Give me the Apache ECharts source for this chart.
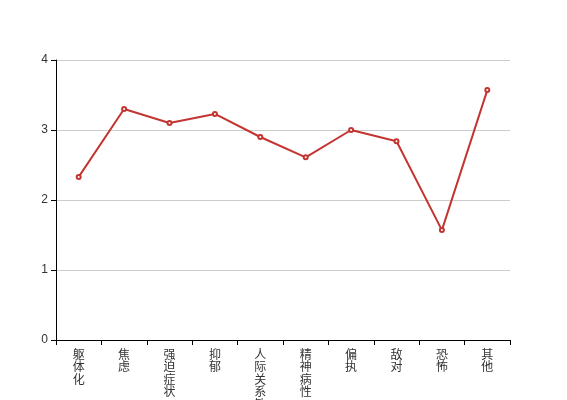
<!DOCTYPE html>
<html><head><meta charset="utf-8">
<script src="https://cdn.jsdelivr.net/npm/echarts@6/dist/echarts.min.js"></script>
<style>html,body{margin:0;padding:0;background:#fff}#c{width:567px;height:400px}</style>
</head><body><div id="c"></div>
<script>
var categories = ['躯体化','焦虑','强迫症状','抑郁','人际关系敏感','精神病性','偏执','敌对','恐怖','其他'];
var values = [2.33, 3.30, 3.10, 3.23, 2.90, 2.61, 3.00, 2.84, 1.57, 3.57];
var yTicks = [0, 1, 2, 3, 4];

var chart = echarts.init(document.getElementById('c'));
chart.setOption({
  animation: false,
  grid: {left: 56, right: 57, top: 60, bottom: 60, containLabel: false, outerBoundsMode: 'none'},
  xAxis: {
    type: 'category',
    data: categories,
    axisLine: {lineStyle: {color: '#000'}},
    axisTick: {show: true, alignWithLabel: false, lineStyle: {color: '#000'}},
    axisLabel: {
      interval: 0, color: '#333', fontSize: 12, lineHeight: 12.5,
      fontFamily: 'Noto Sans CJK SC', margin: 8,
      formatter: function (v) { return v.split('').join('\n'); }
    }
  },
  yAxis: {
    type: 'value', min: yTicks[0], max: yTicks[yTicks.length - 1], interval: 1,
    axisLine: {show: true, lineStyle: {color: '#000'}},
    axisTick: {show: true, lineStyle: {color: '#000'}},
    axisLabel: {color: '#333', fontSize: 12},
    splitLine: {lineStyle: {color: '#ccc'}}
  },
  series: [{
    type: 'line', data: values,
    symbol: 'emptyCircle', symbolSize: 4,
    lineStyle: {color: '#c23531', width: 2},
    itemStyle: {color: '#c23531'}
  }]
});
</script></body></html>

________________________________________

Exercise requirements:
Repeat the lines above, starting at the first and stopping after the line that holds "var yTicks = [0, 1, 2, 3, 4];", with the pictures left out.

Written solution:
Give me the Apache ECharts source for this chart.
<!DOCTYPE html>
<html><head><meta charset="utf-8">
<script src="https://cdn.jsdelivr.net/npm/echarts@6/dist/echarts.min.js"></script>
<style>html,body{margin:0;padding:0;background:#fff}#c{width:567px;height:400px}</style>
</head><body><div id="c"></div>
<script>
var categories = ['躯体化','焦虑','强迫症状','抑郁','人际关系敏感','精神病性','偏执','敌对','恐怖','其他'];
var values = [2.33, 3.30, 3.10, 3.23, 2.90, 2.61, 3.00, 2.84, 1.57, 3.57];
var yTicks = [0, 1, 2, 3, 4];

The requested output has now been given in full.